また、各部の定例会もありますし、年に4回全社員でのランチ会やキックオフ会、年末の納会も開催しています。こうした場でのちょっとした雑談から生まれる企画や気付きもあるので、欠かせない制度ですね。

会社の制度はどのように策定しているのですか。

谷平:基本的に社員の声を聞いて制度化しています。小さな意見も聞いてもらえる、すぐ形にできる、というのは大手出身の社員ほど喜んでくれます。

主に、上長との1on1ミーティングや月報に書かれているちょっとした気づきや意見、あるいは社員との会話の中から新しい制度が生まれてくることが多いです。普段からコミュニケーションをとっているからこそ今の制度があるのだと思います。

時間に制約のある人材でも活躍できる企業のロールモデルに

御社のように、働く場所や時間の制約がある人材であっても、その活躍によって事業成長を遂げられる組織を作るには、企業はまず何から始めればよいのでしょうか

谷平:最初に着手すべきは業務改善と仕組み化だと考えています。

例えば「残業があるから時短は無理」の状況は、残業禁止のルールを設けたとしても改善されませんよね。改善するための施策は、業務のシステム化や標準化、人的リソースの見直しなど、組織によって異なりますが、課題の根本となっている要因を考え、そこに対策を講じることが重要だと思います。

システム化するための予算がないのであれば、無駄な業務の排除、メールや資料のひな形の作成、マニュアル化から始めてもいいのではないでしょうか。

マニュアル化や仕組み化は、一朝一夕でできるわけではないので、日々の細かい作業の積み重ねが大事です。当社は現在の仕組みを構築するまでに数年かかっていますが、仕組みが構築できれば業務の効率も良くなり、成果を上げやすくなると思います。

「働くママ」や「女性活躍」といった枕詞がなくなる社会へ

御社が目指す理想の社会について教えてください。

谷平:理想は「働くママ」や「女性活躍」のような言葉がなくなる社会だと思っています。そのために、我々自身がロールモデルになれるように試行錯誤しながらジョブシェア型短時間勤務の仕組みの完成度を高めていきたいですね。

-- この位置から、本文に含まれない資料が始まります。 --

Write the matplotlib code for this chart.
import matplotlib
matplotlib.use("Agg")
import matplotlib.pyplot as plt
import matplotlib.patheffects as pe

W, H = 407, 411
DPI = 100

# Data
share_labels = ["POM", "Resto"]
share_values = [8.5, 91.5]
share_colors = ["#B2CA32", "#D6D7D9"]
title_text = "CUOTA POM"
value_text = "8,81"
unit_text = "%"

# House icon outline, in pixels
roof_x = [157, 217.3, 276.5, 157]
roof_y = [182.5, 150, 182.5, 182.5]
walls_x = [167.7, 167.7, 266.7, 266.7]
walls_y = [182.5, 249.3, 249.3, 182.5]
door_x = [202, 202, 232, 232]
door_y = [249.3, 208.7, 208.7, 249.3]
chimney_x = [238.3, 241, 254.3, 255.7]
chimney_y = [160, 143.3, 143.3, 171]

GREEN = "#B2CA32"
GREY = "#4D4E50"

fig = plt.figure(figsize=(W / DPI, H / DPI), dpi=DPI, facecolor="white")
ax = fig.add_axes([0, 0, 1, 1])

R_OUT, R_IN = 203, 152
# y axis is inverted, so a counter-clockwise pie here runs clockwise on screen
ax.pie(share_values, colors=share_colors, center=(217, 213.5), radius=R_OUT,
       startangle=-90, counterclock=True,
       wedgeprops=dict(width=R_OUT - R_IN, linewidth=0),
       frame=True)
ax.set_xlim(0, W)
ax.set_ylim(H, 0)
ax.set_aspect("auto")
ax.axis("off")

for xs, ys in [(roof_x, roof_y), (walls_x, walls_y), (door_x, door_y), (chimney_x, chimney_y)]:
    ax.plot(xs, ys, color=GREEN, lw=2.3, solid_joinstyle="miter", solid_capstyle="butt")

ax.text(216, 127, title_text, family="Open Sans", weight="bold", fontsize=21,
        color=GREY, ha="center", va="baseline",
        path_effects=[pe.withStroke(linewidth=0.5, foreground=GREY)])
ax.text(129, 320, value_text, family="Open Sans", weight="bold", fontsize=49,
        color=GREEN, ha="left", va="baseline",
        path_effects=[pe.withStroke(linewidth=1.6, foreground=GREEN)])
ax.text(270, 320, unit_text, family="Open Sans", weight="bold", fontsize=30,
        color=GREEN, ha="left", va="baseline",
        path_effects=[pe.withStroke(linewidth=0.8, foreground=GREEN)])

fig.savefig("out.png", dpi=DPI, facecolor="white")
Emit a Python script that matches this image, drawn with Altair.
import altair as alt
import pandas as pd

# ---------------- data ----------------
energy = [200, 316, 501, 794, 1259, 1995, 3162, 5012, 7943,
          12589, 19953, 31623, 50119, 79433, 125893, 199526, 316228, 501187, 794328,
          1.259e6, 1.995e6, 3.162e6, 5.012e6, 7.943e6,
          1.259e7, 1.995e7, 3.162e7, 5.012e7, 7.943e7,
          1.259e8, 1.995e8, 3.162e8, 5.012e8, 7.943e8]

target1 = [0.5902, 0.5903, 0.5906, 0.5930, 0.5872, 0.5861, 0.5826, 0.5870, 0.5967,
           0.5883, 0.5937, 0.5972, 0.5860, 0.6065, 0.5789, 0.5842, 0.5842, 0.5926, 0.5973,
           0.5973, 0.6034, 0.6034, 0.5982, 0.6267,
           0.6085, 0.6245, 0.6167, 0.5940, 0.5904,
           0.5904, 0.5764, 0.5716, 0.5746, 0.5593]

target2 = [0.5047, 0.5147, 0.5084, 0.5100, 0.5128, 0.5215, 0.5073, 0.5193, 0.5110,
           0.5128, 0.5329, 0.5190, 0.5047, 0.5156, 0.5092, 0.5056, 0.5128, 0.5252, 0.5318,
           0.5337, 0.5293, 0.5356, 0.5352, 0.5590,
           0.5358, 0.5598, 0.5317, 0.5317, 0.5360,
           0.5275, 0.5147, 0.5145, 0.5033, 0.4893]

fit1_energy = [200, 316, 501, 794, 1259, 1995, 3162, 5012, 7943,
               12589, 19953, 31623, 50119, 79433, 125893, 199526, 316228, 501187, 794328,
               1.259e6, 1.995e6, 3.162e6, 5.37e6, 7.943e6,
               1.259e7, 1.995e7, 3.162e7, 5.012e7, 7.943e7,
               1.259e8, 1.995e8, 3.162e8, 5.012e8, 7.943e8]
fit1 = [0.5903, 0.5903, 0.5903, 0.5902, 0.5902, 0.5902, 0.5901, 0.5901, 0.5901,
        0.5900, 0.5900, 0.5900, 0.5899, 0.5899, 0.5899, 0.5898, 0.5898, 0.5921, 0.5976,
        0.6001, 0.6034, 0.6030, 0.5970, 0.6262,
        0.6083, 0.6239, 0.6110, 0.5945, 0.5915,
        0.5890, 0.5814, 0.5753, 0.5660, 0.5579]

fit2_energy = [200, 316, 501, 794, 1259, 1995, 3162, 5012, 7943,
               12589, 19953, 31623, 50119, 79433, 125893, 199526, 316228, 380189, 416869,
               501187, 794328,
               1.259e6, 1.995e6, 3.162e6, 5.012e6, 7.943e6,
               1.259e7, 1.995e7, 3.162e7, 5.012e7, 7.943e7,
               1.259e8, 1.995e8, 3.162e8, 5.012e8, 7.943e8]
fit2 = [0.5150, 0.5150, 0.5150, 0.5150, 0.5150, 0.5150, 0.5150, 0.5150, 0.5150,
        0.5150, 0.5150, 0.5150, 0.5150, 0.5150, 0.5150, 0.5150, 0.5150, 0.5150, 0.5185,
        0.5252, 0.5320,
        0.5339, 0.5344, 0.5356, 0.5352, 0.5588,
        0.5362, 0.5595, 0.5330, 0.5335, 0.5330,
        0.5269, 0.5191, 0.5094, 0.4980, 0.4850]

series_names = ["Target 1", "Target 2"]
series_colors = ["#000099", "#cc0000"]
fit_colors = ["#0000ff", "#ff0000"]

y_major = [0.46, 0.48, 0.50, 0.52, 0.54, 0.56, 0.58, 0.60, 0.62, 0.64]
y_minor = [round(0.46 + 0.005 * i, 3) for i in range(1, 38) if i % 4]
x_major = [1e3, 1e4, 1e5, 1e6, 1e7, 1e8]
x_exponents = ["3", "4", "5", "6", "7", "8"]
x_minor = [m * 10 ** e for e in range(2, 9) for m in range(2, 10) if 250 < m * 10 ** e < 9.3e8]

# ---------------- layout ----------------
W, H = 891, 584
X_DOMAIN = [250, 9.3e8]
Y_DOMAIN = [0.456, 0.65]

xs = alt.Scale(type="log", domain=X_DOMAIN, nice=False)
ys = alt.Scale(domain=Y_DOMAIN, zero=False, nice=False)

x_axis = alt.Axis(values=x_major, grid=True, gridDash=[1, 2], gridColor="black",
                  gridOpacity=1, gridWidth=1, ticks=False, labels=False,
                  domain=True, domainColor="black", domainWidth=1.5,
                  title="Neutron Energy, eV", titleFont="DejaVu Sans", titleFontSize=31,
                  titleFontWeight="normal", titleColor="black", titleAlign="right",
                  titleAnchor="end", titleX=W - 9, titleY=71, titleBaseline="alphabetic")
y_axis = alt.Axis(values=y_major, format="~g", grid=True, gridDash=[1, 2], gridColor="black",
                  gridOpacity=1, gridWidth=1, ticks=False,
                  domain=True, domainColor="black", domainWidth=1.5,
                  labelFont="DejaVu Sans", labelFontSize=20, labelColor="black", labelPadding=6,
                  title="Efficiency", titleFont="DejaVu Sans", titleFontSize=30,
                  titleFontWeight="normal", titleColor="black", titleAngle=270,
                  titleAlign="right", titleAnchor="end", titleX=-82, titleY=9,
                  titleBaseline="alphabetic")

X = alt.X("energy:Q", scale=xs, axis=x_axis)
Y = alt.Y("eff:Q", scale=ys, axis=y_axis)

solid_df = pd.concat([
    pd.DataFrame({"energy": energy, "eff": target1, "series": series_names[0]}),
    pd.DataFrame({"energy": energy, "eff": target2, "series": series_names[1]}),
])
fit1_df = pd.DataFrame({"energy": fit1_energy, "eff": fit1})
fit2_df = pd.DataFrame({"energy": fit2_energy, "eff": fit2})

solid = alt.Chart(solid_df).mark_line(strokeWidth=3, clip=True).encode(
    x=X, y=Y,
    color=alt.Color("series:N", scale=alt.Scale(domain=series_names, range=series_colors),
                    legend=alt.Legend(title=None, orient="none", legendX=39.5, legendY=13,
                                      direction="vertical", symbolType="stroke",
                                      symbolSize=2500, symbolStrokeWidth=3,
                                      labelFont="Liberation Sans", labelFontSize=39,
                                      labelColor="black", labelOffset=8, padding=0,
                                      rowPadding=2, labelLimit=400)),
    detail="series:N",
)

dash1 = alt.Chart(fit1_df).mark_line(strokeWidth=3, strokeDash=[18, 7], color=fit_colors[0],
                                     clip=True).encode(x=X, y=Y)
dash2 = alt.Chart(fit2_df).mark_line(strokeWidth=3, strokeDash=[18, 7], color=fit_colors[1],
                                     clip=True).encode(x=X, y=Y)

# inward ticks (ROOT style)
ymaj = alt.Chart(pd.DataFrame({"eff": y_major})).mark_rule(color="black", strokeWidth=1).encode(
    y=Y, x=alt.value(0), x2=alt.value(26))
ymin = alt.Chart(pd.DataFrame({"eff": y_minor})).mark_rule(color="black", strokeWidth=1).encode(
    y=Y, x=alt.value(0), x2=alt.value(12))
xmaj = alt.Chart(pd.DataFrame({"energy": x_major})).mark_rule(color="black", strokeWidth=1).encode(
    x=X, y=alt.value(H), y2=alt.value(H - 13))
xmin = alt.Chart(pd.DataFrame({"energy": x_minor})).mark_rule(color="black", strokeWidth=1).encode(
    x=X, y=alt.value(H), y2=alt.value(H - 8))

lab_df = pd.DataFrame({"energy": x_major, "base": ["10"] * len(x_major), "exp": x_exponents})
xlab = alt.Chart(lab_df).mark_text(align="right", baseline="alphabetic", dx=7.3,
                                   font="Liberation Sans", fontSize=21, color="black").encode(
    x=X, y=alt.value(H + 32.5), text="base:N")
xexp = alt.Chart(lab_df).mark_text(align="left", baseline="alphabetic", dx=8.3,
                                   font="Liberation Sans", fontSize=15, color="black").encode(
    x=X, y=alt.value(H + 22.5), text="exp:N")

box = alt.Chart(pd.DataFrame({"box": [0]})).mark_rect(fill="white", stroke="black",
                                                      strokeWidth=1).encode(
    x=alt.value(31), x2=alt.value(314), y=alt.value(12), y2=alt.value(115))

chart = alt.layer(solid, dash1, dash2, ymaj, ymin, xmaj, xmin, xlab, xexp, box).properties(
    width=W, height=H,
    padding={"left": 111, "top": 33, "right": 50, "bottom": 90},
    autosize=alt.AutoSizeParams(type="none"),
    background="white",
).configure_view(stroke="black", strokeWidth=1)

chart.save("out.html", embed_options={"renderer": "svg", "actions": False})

ある企業の例では、営業職に在宅勤務の働き方を導入したところ、従来40件程度の応募が通常だった営業職に1,000件を超える応募が集まったそうです。いかに多くの人材が働き方の面だけで埋もれていたかがわかりますよね。

これは今後、予想される労働力不足を解決するためのヒントが詰まった事例だと思います。

今後取り組みたいことを教えてください。

北嶋:時短勤務でも環境さえ整っていれば、やりがいをもって戦力になれるということを当社からもっと発信していきたいですね。

谷平:働きたい気持ちがあっても、時間に制約があるだけで組織の主戦力からはずすのは社会の損失だと思いますし、責めるべきは人ではなく仕組みと管理側だというのが起点です。

働けないモヤモヤを抱える方をたくさん見てきて、制約がある中でもやりがいをもって組織貢献できる仕組みを当社が構築して成功イメージを共有することで、社会全体の価値観を変える貢献ができればと思っています。

個人の働きがいと会社の成果を最大化するために現在の仕組みをブラッシュアップしていきたいですね。